Y seguimos pidiendo la palabra: DIEGO
Caminé, caminé y caminé, hasta perder el aliento, la razón y la esperanza de alguna vez volver.
Recuerdo ese día que caminábamos sobre la línea que el mar dejaba sobre la arena, estábamos unidos por un lazo invisible, pero a la vez capaz de percibirse a kilómetros de distancia. Conversábamos sobre aquella noche, cuando nos conocimos.
Obscurecía sobre la costa Barcelonesa, yo leía al final del muelle del puerto principal, hasta que un balón golpeó mis costillas y me hizo soltar mi libro que cayó y se hundió en esas aguas movidas, miré hacia el puerto para descubrir al culpable y ahí estaba él, alto, de tez morena, cabello hasta las orejas de color café quemado, corría avergonzado hacia mí.
-“Perdón, fueron los gilipollas de mis…” -dijo ayudándome a parar y volteando como si buscara a alguien- “bueno como sea, perdóname por favor, ¿Estás bien?”- -“Sí, sí estoy bien” –dije tomando mis cosas furiosa por la pérdida de mi libro- “y no, no te perdono.”-
Esa noche me rogó acompañarme a casa y de paso reponerme mi libro. Caminamos en silencio hasta una librería que seguía abierta. Al llegar pedí el libro y él lo pagó. De ida a mi casa platicamos un poco.
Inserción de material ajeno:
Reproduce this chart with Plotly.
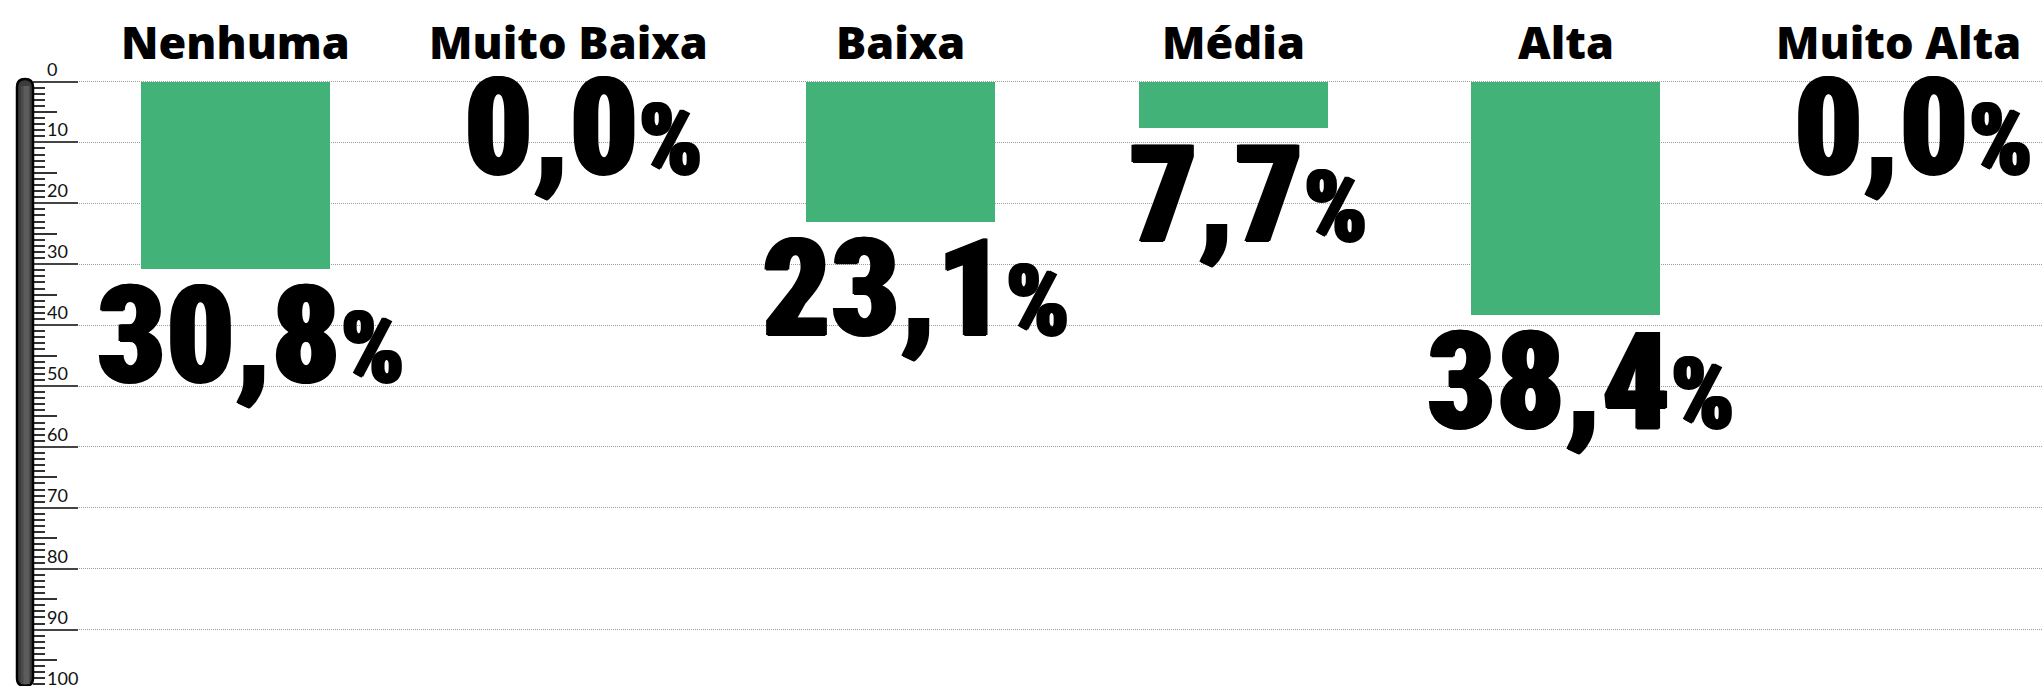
import plotly.graph_objects as go

categories = ["Nenhuma", "Muito Baixa", "Baixa", "Média", "Alta", "Muito Alta"]
values = [30.8, 0.0, 23.1, 7.7, 38.4, 0.0]
value_labels = ["30,8", "0,0", "23,1", "7,7", "38,4", "0,0"]
major_ticks = [0, 10, 20, 30, 40, 50, 60, 70, 80, 90, 100]
half_ticks = [5, 15, 25, 35, 45, 55, 65, 75, 85, 95]
minor_ticks = [v for v in range(0, 101) if v % 5 != 0]

W, H = 2043, 686
ML = 33
PW = W - ML
Y0PX = 81.5          # pixel of value 0
PXU = 6.09           # pixels per unit
XU = 332.6           # pixels per category
X0PX = 235.5         # pixel of first category centre

yr_top = -Y0PX / PXU
yr_bot = (H - Y0PX) / PXU
xr0 = (ML - X0PX) / XU
xr1 = xr0 + PW / XU

GREEN = "#42B278"

fig = go.Figure()
fig.add_trace(go.Bar(
    x=categories, y=values, marker=dict(color=GREEN, line=dict(width=0)),
    width=189 / XU, hoverinfo="skip",
))
fig.add_trace(go.Scatter(x=[categories[0]], y=[None], yaxis="y2", showlegend=False,
                         hoverinfo="skip"))

def px2paper_x(px):
    return (px - ML) / PW

def px2paper_y(py):
    return 1 - py / H

def val2paper_y(v):
    # same linear mapping as the y axis range
    return (v - yr_bot) / (yr_top - yr_bot)

annotations = []
# category names on top
for c in categories:
    annotations.append(dict(
        x=c, y=px2paper_y(41), xref="x", yref="paper", text=c, showarrow=False,
        xanchor="center", yanchor="middle",
        font=dict(family="Open Sans", size=45, color="#000", weight=800),
    ))
# value labels
for c, v, lab in zip(categories, values, value_labels):
    gap = 16 if v > 0 else -4
    annotations.append(dict(
        x=c, y=v, xref="x", yref="y",
        text=('<span style="font-stretch:condensed">' + lab +
              '<span style="font-size:100px">%</span></span>'),
        showarrow=False, xanchor="center", yanchor="top",
        xshift=15, yshift=30.5 - gap,
        font=dict(family="Roboto Condensed, Open Sans, sans-serif",
                  size=135, color="#000", weight=900,
                  shadow="1.5px 0 0 #000, -1.5px 0 0 #000, 0 1px 0 #000"),
    ))
# tick labels (paper-referenced so the 100 label at the edge is still drawn)
for t in major_ticks:
    annotations.append(dict(
        x=px2paper_x(45), y=val2paper_y(t), xref="paper", yref="paper", text=str(t),
        showarrow=False, xanchor="left", yanchor="bottom", yshift=0,
        font=dict(family="Lato", size=18, color="#111"),
    ))

# ruler body
def ruler_path(x0, x1, y0, y1, r):
    X = lambda p: px2paper_x(p)
    Y = lambda p: px2paper_y(p)
    xm = (x0 + x1) / 2
    return (f"M {X(x0)},{Y(y1 - r)} L {X(x0)},{Y(y0 + r)} "
            f"Q {X(x0)},{Y(y0)} {X(xm)},{Y(y0)} Q {X(x1)},{Y(y0)} {X(x1)},{Y(y0 + r)} "
            f"L {X(x1)},{Y(y1 - r)} Q {X(x1)},{Y(y1)} {X(xm)},{Y(y1)} "
            f"Q {X(x0)},{Y(y1)} {X(x0)},{Y(y1 - r)} Z")

shapes = [
    dict(type="path", xref="paper", yref="paper", path=ruler_path(17, 33, 79, 686, 8),
         fillcolor="#3c3c3c", line=dict(color="#000", width=2.5), layer="above"),
    dict(type="rect", xref="paper", yref="paper", x0=px2paper_x(21), x1=px2paper_x(30),
         y0=px2paper_y(684), y1=px2paper_y(86), fillcolor="#4a4a4a", line=dict(width=0),
         layer="above"),
    dict(type="rect", xref="paper", yref="paper", x0=px2paper_x(23.5), x1=px2paper_x(29),
         y0=px2paper_y(684), y1=px2paper_y(86), fillcolor="#5c5c5c", line=dict(width=0),
         layer="above"),
]

fig.update_layout(
    width=W, height=H,
    margin=dict(l=ML, r=0, t=0, b=0, autoexpand=False),
    paper_bgcolor="white", plot_bgcolor="white",
    showlegend=False, bargap=0,
    xaxis=dict(range=[xr0, xr1], visible=False, fixedrange=True, automargin=False),
    yaxis=dict(
        range=[yr_bot, yr_top], tickmode="array", tickvals=major_ticks, automargin=False,
        showticklabels=False, showgrid=True, gridcolor="#9c9c9c", griddash="1px,1px",
        gridwidth=1, zeroline=False, showline=False,
        ticks="inside", ticklen=45, tickcolor="#444", tickwidth=1.5,
        minor=dict(tickmode="array", tickvals=minor_ticks, ticks="inside", ticklen=12,
                   tickcolor="#333", tickwidth=1.5, showgrid=False),
    ),
    yaxis2=dict(
        range=[yr_bot, yr_top], overlaying="y", side="left", anchor="x", automargin=False,
        tickmode="array", tickvals=half_ticks, showticklabels=False, showgrid=False,
        zeroline=False, showline=False, ticks="inside", ticklen=24,
        tickcolor="#333", tickwidth=1.5,
    ),
    annotations=annotations,
    shapes=shapes,
)

fig.write_html("out.html", config={"displayModeBar": False},
               post_script="document.body.style.margin='0';document.body.style.overflow='hidden';")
Él se llamaba Diego y era originario de Holanda. Había llegado a Barcelona escapando de una familia conflictiva y llena de gritos para establecerse en un departamento que era de su abuelo y se encontraba cerca de La Sagrada Familia. Por mi parte, le conté que yo era una chica latinoamericana, que llegó a vivir a Barcelona por trabajo de sus padres, con quienes vivía actualmente.
De repente una ola nos corto la plática y nos empapó. Al percatarnos de la hora iniciamos nuestro retorno a casa. El camino era corto y la vista inigualable, así que decidimos regresar andando.
Durante el recorrido de regreso casi no hablamos, Diego iba callado y serio.
-“¡Hey!” –Lo toqué del brazo tratando de llamar su atención- “¿Qué pasa? ¿Por qué tan serio?”- -“No es nada” –respondió con un hilo de voz- “bueno si hay algo pero no sé como…”-
Sin anticiparlo cayó sobre el suelo sacudiéndose involuntariamente.
-“¡Diego! ¡Diego!” –grité desesperadamente-. Afortunadamente un vehículo tipo mini van pasaba a nuestro lado, al ver a Diego en el piso, se detuvo y se ofreció a llevarnos a un hospital.
Yo sabía que Diego tenía problemas cardiacos, pero no que le daban convulsiones.
Pasó una semana y Diego seguía en el hospital, alguna vez me había contado que su salud estaba pésima y que sería un milagro si aguantaba más de una año. Jamás lo creí.
Al domingo siguiente fui a visitarlo por la mañana. Se encontraba acostado sobre una camilla en un cuarto sin compañía dentro, de unas sabanas que combinaban con la pared y con la piel actual de Diego, amarillentas y sin vida, le habían retirado todos los tubos y en la máquina apenas se leían algunos latidos muy distantes uno de otro. Esa fortaleza que tanto lo definía se había evaporado de él.
Me encontraba consciente e informada sobre la situación y el destino de mi amigo. Había escuchado al doctor hablando con el abuelo de Diego y vi al anciano derrumbarse en lágrimas.
Al entrar al cuarto, Diego me recibió con una afectuosa sonrisa, sin ningún motivo me sentí aliviada y capaz de contener mis lágrimas.
-“Pareces un pollo; flaco, amarillo y feo” –hice mi mejor esfuerzo para que mi voz no se quebrara pero al ver la cara de Diego supe que no había sido suficiente- “Los doctores dicen que te estás recuperando” -“Sí, y también dicen que podría morir en cualquier momento” –“¡Diego!, ¡No digas eso! Además, no hay forma de que tú mueras, eso es para los ancianos, ¿Recuerdas?” –dije con intención de sonar optimista- “No me puedes dejar, nos faltan muchas cosas por hacer”.